Die Auswertung der Publikationen zeigt: Die Schweizer Hochschulen sind bezüglich der Qualität ihrer Forschung nach wie vor Weltspitze. Alles wunderbar also für die Schweiz, die ja gerne von sich sagt, dass sie nur einen Rohstoff hat, die Bildung? «Die Konkurrenz schläft nicht», sagt Michael Hengartner, Präsident von Swissuniversitites, dem Interessenverband der Hochschulen. Und Lino Guzzella, Präsident der ETH Zürich, der besten Hochschule des Landes, formuliert es so: «Wir können uns keine Selbstzufriedenheit erlauben.»

Tatsächlich verschieben sich die Gewichte in der internationalen Bildungslandschaft. Noch dominieren die westlichen Staaten, sie produzieren die meisten Publikationen und auch jene, die am meisten beachtet werden. Doch die Bildungsoffensiven vor allem asiatischer Länder tragen immer mehr Früchte. So haben die Chinesen ihren Anteil am weltweiten Publikationsaufkommen im Zeitraum von 2011 bis 2015 gegenüber den vorangegangen fünf Jahren deutlich gesteigert. Sie belegen mit 11,1 Prozent hinter den USA den zweiten Platz in dieser Statistik und haben um fast vier Prozent zugelegt.

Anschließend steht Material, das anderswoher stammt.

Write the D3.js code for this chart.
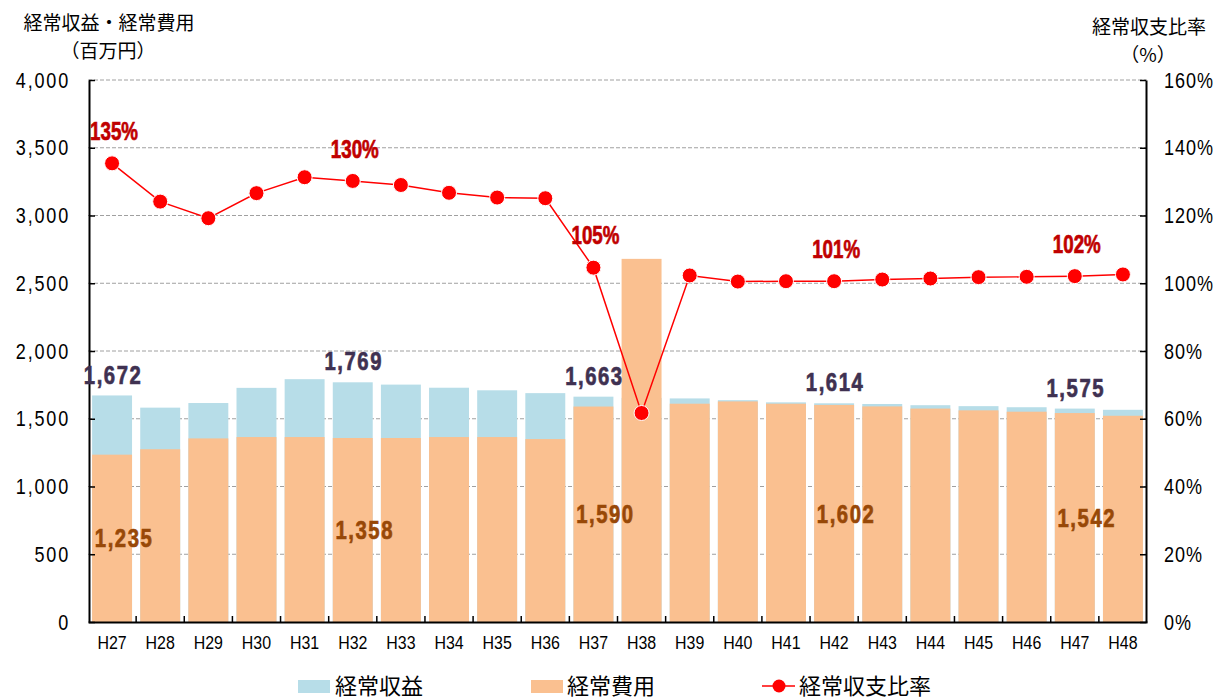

«Was in China, aber auch in anderen asiatischen Staaten investiert wird, ist mehr als beeindruckend», sagt ETH-Präsident Guzzella. Manche Universitäten hätten Jahr für Jahr 70 Prozent mehr Geld zur Verfügung. Von solchen Wachstumsraten ist die Schweiz meilenweit entfernt, doch der Bildungs- und Forschungsplatz ist auch schon viel weiter entwickelt. Und darben mussten auch die hiesigen Hochschulen nicht: Die Ausgaben für Bildung und Forschung steigen Jahr für Jahr, und wenn im Parlament wie im Dezember über Kürzungen gestritten wird, dann geht es in der Regel um Kürzungen der Erhöhungen. Lino Guzzella sagt, die Politik habe sich in den letzten Jahren «vorbildlich verhalten», unterstreicht aber auch: «Wir dürfen nicht vom Wachstumskurs abweichen, es braucht Geld, damit wir uns gegenüber der immer stärkeren Konkurrenz behaupten können.»

Sorge um den Zugang zum Talentpool

«Cleveres Wachstum», um neue Schwerpunkte zu setzen und Entwicklungen anzustossen: Das fordert auch Matthias Egger, der Präsident des Schweizerischen Nationalfonds, über den jährlich fast eine Milliarde Franken in Forschungsprojekte fliessen. Dass der SNF zuletzt eine leichte Budgetreduktion hinnehmen musste, besorge ihn, sagt Egger: «Es darf nun keine Trendwende einsetzen.» Damit die Schweizer Forscher auch in Zukunft an der Weltspitze mitmischen, schwebt dem Berner ein Kulturwandel vor, den er mit dem SNF anstossen will. «Es gibt weltweit – und auch bei uns – die Tendenz, mehr auf Quantität statt auf Qualität zu setzen. Davon müssen wir wegkommen und noch stärker auf gehaltvolle Publikationen setzen», sagt Egger.

Neben den zuverlässigen Geldströmen gibt es vor allem ein Thema, das Hochschulenvertreter beschäftigt: die politischen Rahmenbedingungen. «Wir dürfen nicht den Fehler machen, mit neuen Vorschriften und Regulierungen – etwa dem gerade diskutierten Tierversuchsverbot – noch zusätzliche Hürden aufzubauen», sagt Swissuniversities-Präsident Hengartner. Lino Guzzella betont die Bedeutung des «internationalen Talentpools» für die Schweizer Hochschulen: «Um diese Leute anzuziehen, müssen wir auch künftig beim EU-Forschungsprogramm Horizon2020 dabei sein. Und wir brauchen genug Kontingente, um auch Forscher aus Drittstaaten ins Land holen zu können.» Wie wichtig Ausländer an den Hochschulen sind, unterstreicht ein Blick auf die ETH Zürich: Gegen 70 Prozent ihrer Professoren kommen aus dem Ausland.